MATERIAL:
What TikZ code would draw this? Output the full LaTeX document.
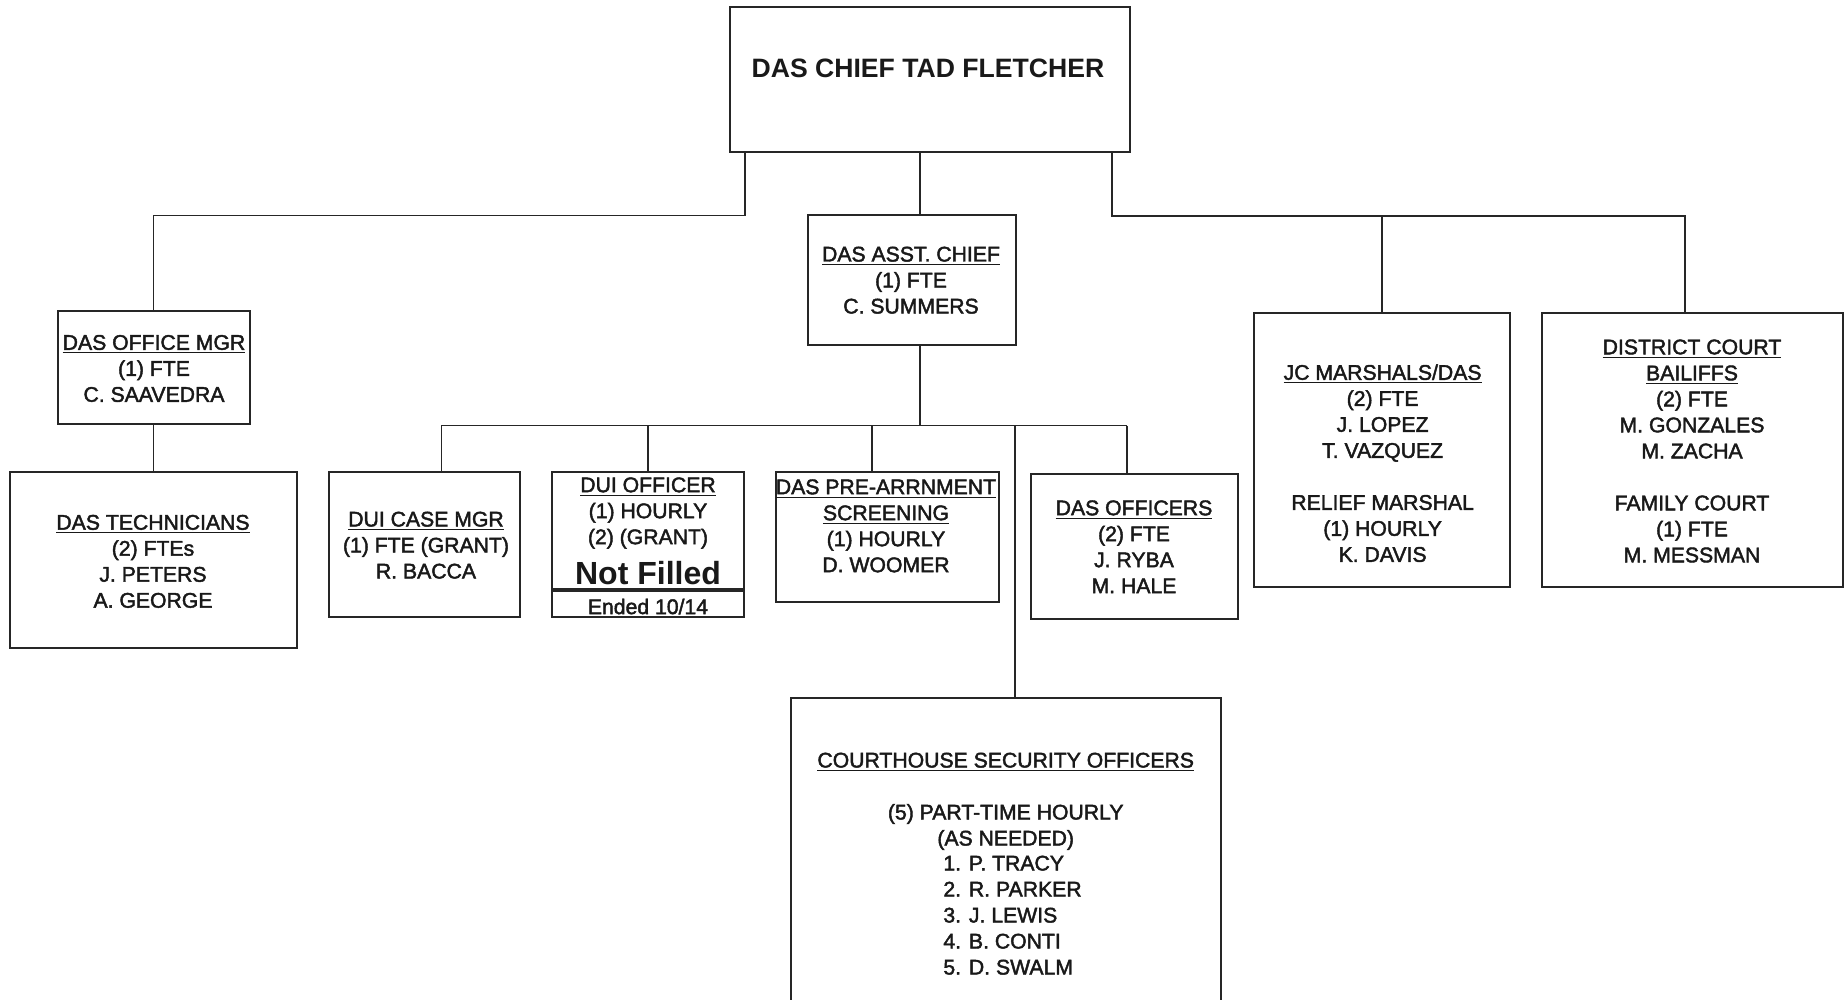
\documentclass[tikz,border=0pt]{standalone}
\usepackage{fontspec}
\setmainfont{Liberation Sans}
\newfontfamily\bodyfont{Liberation Sans}[FakeBold=2]
\begin{document}
\begin{tikzpicture}[x=0.5pt,y=-0.5pt,
  box/.style={draw=black!85, line width=1pt, rectangle, inner sep=0pt},
  conn/.style={draw=black!85, line width=0.8pt},
  txt/.style={inner sep=0pt, align=center, font=\bodyfont\fontsize{10.6}{13}\selectfont, text=black!90},
  txtl/.style={inner sep=0pt, align=left, font=\bodyfont\fontsize{10.6}{13}\selectfont, text=black!90}]
\useasboundingbox (0,0) rectangle (1845,1000);
\clip (0,0) rectangle (1845,1000);
\fill[white] (0,0) rectangle (1845,1000);

% boxes
\node[box, minimum width=200pt, minimum height=72.4pt] (chief) at (929.6,79.4) {};
\node[box, minimum width=103.55pt, minimum height=64.75pt] (asst) at (912,280) {};
\node[box, minimum width=95.9pt, minimum height=56.5pt] (office) at (153.6,367.5) {};
\node[box, minimum width=143.4pt, minimum height=88pt] (tech) at (153.6,560.3) {};
\node[box, minimum width=95.5pt, minimum height=72.2pt] (dcase) at (424.8,544.5) {};
\node[box, minimum width=95.75pt, minimum height=72.35pt] (duioff) at (648,544.6) {};
\node[box, minimum width=111.3pt, minimum height=64.6pt] (prearr) at (887.3,536.9) {};
\node[box, minimum width=103.65pt, minimum height=72.5pt] (dasoff) at (1134.2,546) {};
\node[box, minimum width=215.25pt, minimum height=171pt] (court) at (1005.8,869) {};
\node[box, minimum width=127.65pt, minimum height=136.75pt] (jc) at (1382,449.75) {};
\node[box, minimum width=150.6pt, minimum height=136.75pt] (district) at (1692.1,449.75) {};

% texts
\node[inner sep=0pt, font=\fontsize{13.3}{16}\selectfont\bfseries, text=black!90] (chieft) at (928,68) {DAS CHIEF TAD FLETCHER};
\node[txt] (asstt) at (911,282.3) {\strut\underline{DAS ASST. CHIEF}\\\strut (1) FTE\\\strut C. SUMMERS};
\node[txt] (officet) at (154,370.6) {\strut\underline{DAS OFFICE MGR}\\\strut (1) FTE\\\strut C. SAAVEDRA};
\node[txt] (techt) at (153,563.5) {\strut\underline{DAS TECHNICIANS}\\\strut (2) FTEs\\\strut J. PETERS\\\strut A. GEORGE};
\node[txt] (dcaset) at (426,547.3) {\strut\underline{DUI CASE MGR}\\\strut (1) FTE (GRANT)\\\strut R. BACCA};
\node[txt] (duifft) at (648,513) {\strut\underline{DUI OFFICER}\\\strut (1) HOURLY\\\strut (2) (GRANT)};
\node[inner sep=0pt, font=\fontsize{16}{19}\selectfont\bfseries, text=black!90] (notfilled) at (648,573.5) {Not Filled};
\node[inner sep=0pt, font=\bodyfont\fontsize{10.6}{13}\selectfont, text=black!90] (ended) at (648,606.5) {Ended 10/14};
\node[txt] (prearrt) at (886,528) {\strut\underline{DAS PRE-ARRNMENT}\\\strut\underline{SCREENING}\\\strut (1) HOURLY\\\strut D. WOOMER};
\node[txt] (dasofft) at (1134,549) {\strut\underline{DAS OFFICERS}\\\strut (2) FTE\\\strut J. RYBA\\\strut M. HALE};
\node[txt] (courtt) at (1005.7,801.3) {\strut\underline{COURTHOUSE SECURITY OFFICERS}\\\strut\\\strut (5) PART-TIME HOURLY\\\strut (AS NEEDED)};
\node[txtl, anchor=west] (courtl) at (943,917.3) {\strut 1. P. TRACY\\\strut 2. R. PARKER\\\strut 3. J. LEWIS\\\strut 4. B. CONTI\\\strut 5. D. SWALM};
\node[txt] (jct) at (1382.6,465.6) {\strut\underline{JC MARSHALS/DAS}\\\strut (2) FTE\\\strut J. LOPEZ\\\strut T. VAZQUEZ\\\strut\\\strut RELIEF MARSHAL\\\strut (1) HOURLY\\\strut K. DAVIS};
\node[txt] (districtt) at (1692,453.1) {\strut\underline{DISTRICT COURT}\\\strut\underline{BAILIFFS}\\\strut (2) FTE\\\strut M. GONZALES\\\strut M. ZACHA\\\strut\\\strut FAMILY COURT\\\strut (1) FTE\\\strut M. MESSMAN};

% separator in DUI officer box
\coordinate (sep) at (648,590);
\draw[line width=1.6pt, black!85] (duioff.west |- sep) -- (duioff.east |- sep);

% junction coordinates
\coordinate (jl) at (745,215.5);
\coordinate (m1) at (920,0);
\coordinate (jr) at (1112,216);
\coordinate (d1) at (1685,0);
\coordinate (bus) at (0,425.5);
\coordinate (b1) at (441.3,0);
\coordinate (b2) at (648,0);
\coordinate (b3) at (872,0);
\coordinate (b4) at (1015,0);
\coordinate (b5) at (1127,0);

% connectors
\draw[conn] (chief.south -| jl) -- (jl) -| (office.north);
\draw[conn] (chief.south -| m1) -- (asst.north -| m1);
\draw[conn] (chief.south -| jr) -- (jr) -- (jr -| d1) -- (district.north -| d1);
\draw[conn] (jr -| jc.north) -- (jc.north);
\draw[conn] (office.south) -- (tech.north);
\draw[conn] (asst.south -| m1) -- (bus -| m1);
\draw[conn] (bus -| b1) -- (bus -| b5);
\draw[conn] (bus -| b1) -- (dcase.north -| b1);
\draw[conn] (bus -| b2) -- (duioff.north -| b2);
\draw[conn] (bus -| b3) -- (prearr.north -| b3);
\draw[conn] (bus -| b4) -- (court.north -| b4);
\draw[conn] (bus -| b5) -- (dasoff.north -| b5);
\end{tikzpicture}
\end{document}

WHAT YOU SHOULD DO:
Repeat the data exactly in full, omitting its pictures.

PROBLEM SOLUTION:
What TikZ code would draw this? Output the full LaTeX document.
\documentclass[tikz,border=0pt]{standalone}
\usepackage{fontspec}
\setmainfont{Liberation Sans}
\newfontfamily\bodyfont{Liberation Sans}[FakeBold=2]
\begin{document}
\begin{tikzpicture}[x=0.5pt,y=-0.5pt,
  box/.style={draw=black!85, line width=1pt, rectangle, inner sep=0pt},
  conn/.style={draw=black!85, line width=0.8pt},
  txt/.style={inner sep=0pt, align=center, font=\bodyfont\fontsize{10.6}{13}\selectfont, text=black!90},
  txtl/.style={inner sep=0pt, align=left, font=\bodyfont\fontsize{10.6}{13}\selectfont, text=black!90}]
\useasboundingbox (0,0) rectangle (1845,1000);
\clip (0,0) rectangle (1845,1000);
\fill[white] (0,0) rectangle (1845,1000);

% boxes
\node[box, minimum width=200pt, minimum height=72.4pt] (chief) at (929.6,79.4) {};
\node[box, minimum width=103.55pt, minimum height=64.75pt] (asst) at (912,280) {};
\node[box, minimum width=95.9pt, minimum height=56.5pt] (office) at (153.6,367.5) {};
\node[box, minimum width=143.4pt, minimum height=88pt] (tech) at (153.6,560.3) {};
\node[box, minimum width=95.5pt, minimum height=72.2pt] (dcase) at (424.8,544.5) {};
\node[box, minimum width=95.75pt, minimum height=72.35pt] (duioff) at (648,544.6) {};
\node[box, minimum width=111.3pt, minimum height=64.6pt] (prearr) at (887.3,536.9) {};
\node[box, minimum width=103.65pt, minimum height=72.5pt] (dasoff) at (1134.2,546) {};
\node[box, minimum width=215.25pt, minimum height=171pt] (court) at (1005.8,869) {};
\node[box, minimum width=127.65pt, minimum height=136.75pt] (jc) at (1382,449.75) {};
\node[box, minimum width=150.6pt, minimum height=136.75pt] (district) at (1692.1,449.75) {};

% texts
\node[inner sep=0pt, font=\fontsize{13.3}{16}\selectfont\bfseries, text=black!90] (chieft) at (928,68) {DAS CHIEF TAD FLETCHER};
\node[txt] (asstt) at (911,282.3) {\strut\underline{DAS ASST. CHIEF}\\\strut (1) FTE\\\strut C. SUMMERS};
\node[txt] (officet) at (154,370.6) {\strut\underline{DAS OFFICE MGR}\\\strut (1) FTE\\\strut C. SAAVEDRA};
\node[txt] (techt) at (153,563.5) {\strut\underline{DAS TECHNICIANS}\\\strut (2) FTEs\\\strut J. PETERS\\\strut A. GEORGE};
\node[txt] (dcaset) at (426,547.3) {\strut\underline{DUI CASE MGR}\\\strut (1) FTE (GRANT)\\\strut R. BACCA};
\node[txt] (duifft) at (648,513) {\strut\underline{DUI OFFICER}\\\strut (1) HOURLY\\\strut (2) (GRANT)};
\node[inner sep=0pt, font=\fontsize{16}{19}\selectfont\bfseries, text=black!90] (notfilled) at (648,573.5) {Not Filled};
\node[inner sep=0pt, font=\bodyfont\fontsize{10.6}{13}\selectfont, text=black!90] (ended) at (648,606.5) {Ended 10/14};
\node[txt] (prearrt) at (886,528) {\strut\underline{DAS PRE-ARRNMENT}\\\strut\underline{SCREENING}\\\strut (1) HOURLY\\\strut D. WOOMER};
\node[txt] (dasofft) at (1134,549) {\strut\underline{DAS OFFICERS}\\\strut (2) FTE\\\strut J. RYBA\\\strut M. HALE};
\node[txt] (courtt) at (1005.7,801.3) {\strut\underline{COURTHOUSE SECURITY OFFICERS}\\\strut\\\strut (5) PART-TIME HOURLY\\\strut (AS NEEDED)};
\node[txtl, anchor=west] (courtl) at (943,917.3) {\strut 1. P. TRACY\\\strut 2. R. PARKER\\\strut 3. J. LEWIS\\\strut 4. B. CONTI\\\strut 5. D. SWALM};
\node[txt] (jct) at (1382.6,465.6) {\strut\underline{JC MARSHALS/DAS}\\\strut (2) FTE\\\strut J. LOPEZ\\\strut T. VAZQUEZ\\\strut\\\strut RELIEF MARSHAL\\\strut (1) HOURLY\\\strut K. DAVIS};
\node[txt] (districtt) at (1692,453.1) {\strut\underline{DISTRICT COURT}\\\strut\underline{BAILIFFS}\\\strut (2) FTE\\\strut M. GONZALES\\\strut M. ZACHA\\\strut\\\strut FAMILY COURT\\\strut (1) FTE\\\strut M. MESSMAN};

% separator in DUI officer box
\coordinate (sep) at (648,590);
\draw[line width=1.6pt, black!85] (duioff.west |- sep) -- (duioff.east |- sep);

% junction coordinates
\coordinate (jl) at (745,215.5);
\coordinate (m1) at (920,0);
\coordinate (jr) at (1112,216);
\coordinate (d1) at (1685,0);
\coordinate (bus) at (0,425.5);
\coordinate (b1) at (441.3,0);
\coordinate (b2) at (648,0);
\coordinate (b3) at (872,0);
\coordinate (b4) at (1015,0);
\coordinate (b5) at (1127,0);

% connectors
\draw[conn] (chief.south -| jl) -- (jl) -| (office.north);
\draw[conn] (chief.south -| m1) -- (asst.north -| m1);
\draw[conn] (chief.south -| jr) -- (jr) -- (jr -| d1) -- (district.north -| d1);
\draw[conn] (jr -| jc.north) -- (jc.north);
\draw[conn] (office.south) -- (tech.north);
\draw[conn] (asst.south -| m1) -- (bus -| m1);
\draw[conn] (bus -| b1) -- (bus -| b5);
\draw[conn] (bus -| b1) -- (dcase.north -| b1);
\draw[conn] (bus -| b2) -- (duioff.north -| b2);
\draw[conn] (bus -| b3) -- (prearr.north -| b3);
\draw[conn] (bus -| b4) -- (court.north -| b4);
\draw[conn] (bus -| b5) -- (dasoff.north -| b5);
\end{tikzpicture}
\end{document}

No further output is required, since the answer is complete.